2.以持戒來節欲守法:社會上有許多人犯法,都是因為他們犯了五戒,傷害別人的生命、財產、貞節、名譽、身體。如果人人持戒守法,社會就會安和樂利;自己持戒守法,也推己及人守法節欲,這也是行菩薩道。
3.以忍辱來修持己行:有忍辱心的人,就有修持。能忍不平,才能與人和平相處;能忍一時意氣,才會海闊天空,能忍無情的辱罵、譭謗,才能成就一切功德。
4.以精進來降伏魔怨:有精進心,必能成就道業;有精進心,必能獲得正法;有精進心,必能去除煩惱;有精進心,才能荷擔一切。菩提大道也唯有精進,才能長驅直入無罣礙。
5.以禪定來安住身心:禪定,是菩薩度化眾生的原動力。有定才能生慧,有慧才能破除煩惱魔。禪定境界「微、密、深、妙」,有世俗難以窺知,語言不易詮釋的輕安法樂。禪定,能安住我們的身心,證入自在無礙的境地。
6.以般若來啟發愚蒙:般若智慧,是大乘佛法的精華命脈,也可說是大乘佛法的主體。般若智慧,使我們由迷轉悟;般若智慧,使我們由痛苦的此岸度到彼岸;般若智慧,讓我們斷除三界生死;般若智慧,也讓我們與諸佛菩薩同在。
修持菩薩道,要以六度波羅蜜,作為渡過生死苦海的筏,它也是我們的菩提之願。
(四)發心精進是菩提之願
我們雖然沒有高僧大德的大悲大願,但可以廣發小願彙集成大願,來成就佛道。例如:
發願典座一星期,行堂一個月,柴頭一年,庫頭二年……
發願每天念佛一萬聲,禮佛一千次,誦經幾十遍……
發心打掃廁所,替大眾掃地、拭窗……
發願每天說十句好話,每天與人結十個善緣,給人十個歡喜,救度十個愁苦人……
只要肯發願,真實踐履,無事不能勝任。〈勸發菩提心文〉云:
「勿謂虛願無益,心真則事實,願廣則行深。虛空非大,心王為大;金剛非堅,願力最堅。」
憑著堅強的願力,由小及大,日積月累,所有的苦難都可以紓解,可以精進成就菩提。
有一次,佛陀講經時,阿那律尊者打瞌睡,佛陀警示他:
「咄咄汝好睡,螺螄蚌蛤內,一睡一千年,不聞佛名字。」
佛陀問他:
「出家,所為何事?」
阿那律羞愧不已,立刻跪地懺悔,發願盡形壽不再睡眠。阿那律發願之後,朝夕精進不懈,竟使眼睛瞎盲了。佛陀憐愍他,教他修習金剛照明三昧,阿那律因此證得天眼通。這固然是佛陀慈悲威力的加被,也是阿那律發堅定願力,精進修行才成就自己的。

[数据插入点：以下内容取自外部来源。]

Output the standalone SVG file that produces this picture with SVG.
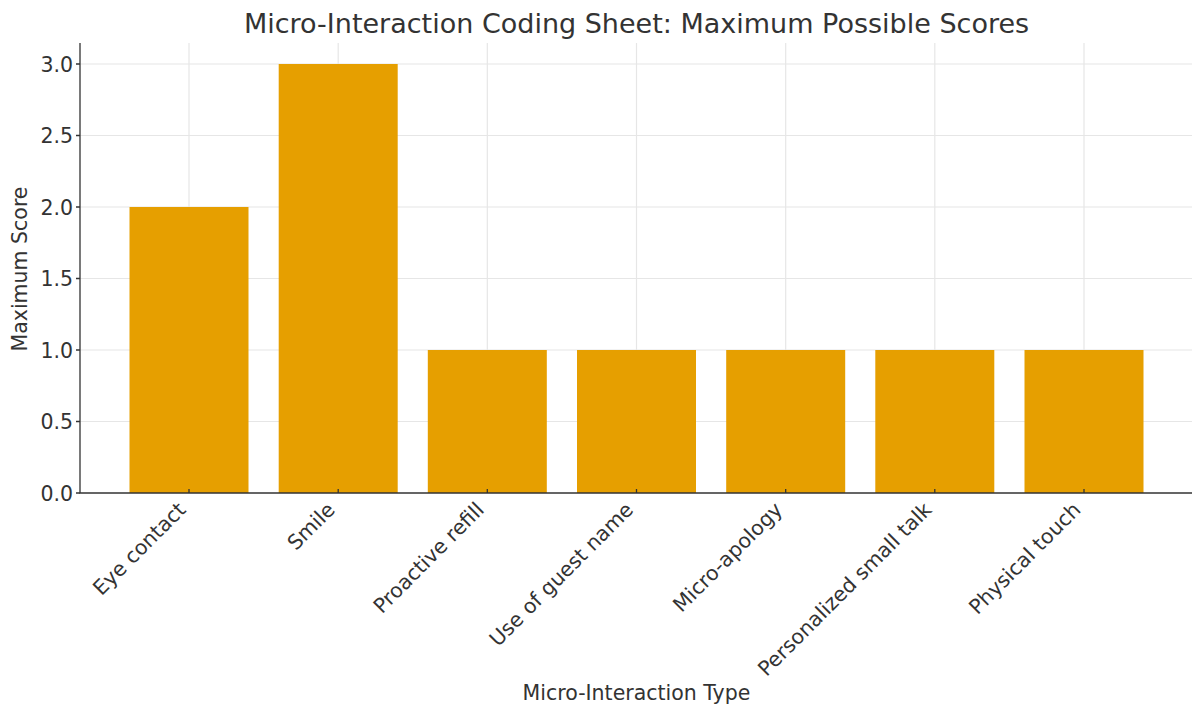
<svg xmlns="http://www.w3.org/2000/svg" width="1192" height="708" viewBox="0 0 1192 708">
<style>
text{font-family:"DejaVu Sans",Verdana,sans-serif;fill:#333}
.ylab{font-size:20.5px;text-anchor:end}
.xlab{font-size:20.5px;text-anchor:end}
.grid{stroke:#e6e6e6;stroke-width:1.2}
.bar{fill:#e69f00}
.spine{stroke:#333;stroke-width:1.3;fill:none}
</style>
<rect width="1192" height="708" fill="#fff"/>
<text x="636.5" y="33" style="font-size:27px" text-anchor="middle">Micro-Interaction Coding Sheet: Maximum Possible Scores</text>
<g id="grid">
<path class="grid" d="M80 421.5H1192M80 350H1192M80 278.5H1192M80 207H1192M80 135.5H1192M80 64H1192"/>
<path class="grid" d="M189 43V493M338.2 43V493M487.3 43V493M636.5 43V493M785.7 43V493M934.8 43V493M1084 43V493"/>
</g>
<g id="bars">
<rect id="bar-eye" class="bar" x="129.5" y="207" width="119" height="286"/>
<rect id="bar-smile" class="bar" x="278.7" y="64" width="119" height="429"/>
<rect id="bar-refill" class="bar" x="427.8" y="350" width="119" height="143"/>
<rect id="bar-name" class="bar" x="577" y="350" width="119" height="143"/>
<rect id="bar-apology" class="bar" x="726.2" y="350" width="119" height="143"/>
<rect id="bar-smalltalk" class="bar" x="875.3" y="350" width="119" height="143"/>
<rect id="bar-touch" class="bar" x="1024.5" y="350" width="119" height="143"/>
</g>
<g id="axes">
<path class="spine" d="M80 43V493H1192"/>
<path class="spine" d="M76 493H80M76 421.5H80M76 350H80M76 278.5H80M76 207H80M76 135.5H80M76 64H80"/>
<path class="spine" d="M189 493V489M338.2 493V489M487.3 493V489M636.5 493V489M785.7 493V489M934.8 493V489M1084 493V489"/>
</g>
<g id="yticks">
<text class="ylab" x="73" y="500.5">0.0</text>
<text class="ylab" x="73" y="429">0.5</text>
<text class="ylab" x="73" y="357.5">1.0</text>
<text class="ylab" x="73" y="286">1.5</text>
<text class="ylab" x="73" y="214.5">2.0</text>
<text class="ylab" x="73" y="143">2.5</text>
<text class="ylab" x="73" y="71.5">3.0</text>
</g>
<g id="xticks">
<text class="xlab" transform="translate(187,511) rotate(-45)">Eye contact</text>
<text class="xlab" transform="translate(336.2,511) rotate(-45)">Smile</text>
<text class="xlab" transform="translate(485.3,511) rotate(-45)">Proactive refill</text>
<text class="xlab" transform="translate(634.5,511) rotate(-45)">Use of guest name</text>
<text class="xlab" transform="translate(783.7,511) rotate(-45)">Micro-apology</text>
<text class="xlab" transform="translate(932.8,511) rotate(-45)">Personalized small talk</text>
<text class="xlab" transform="translate(1082,511) rotate(-45)">Physical touch</text>
</g>
<text x="636.5" y="700" style="font-size:20.5px" text-anchor="middle">Micro-Interaction Type</text>
<text transform="translate(27,269) rotate(-90)" style="font-size:20.5px" text-anchor="middle">Maximum Score</text>
</svg>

有一首偈語,勸人廣發菩提願,我特別收錄在佛光協會的十二禮拜法中:
「我今發心,不為自求,人天福報、聲聞緣覺,乃至權乘諸位菩薩,唯依最上乘,發菩提心,願與法界眾生,一心同得阿耨多羅三藐三菩提。」
我們發菩提心,不為自己,不要人天福報,不要聲聞緣覺菩薩,我只要依最上乘佛法發心,願與天下苦難眾生同生死,同得阿耨多羅三藐三菩提。這不僅是佛光人的理想,也是大眾學佛修道的目標。
無論出家或在家,如果能具備以上十有思想,且將之融和、注入自己的身心裡,相信定能現生平安吉祥,並進一步證悟人生的生死涅槃。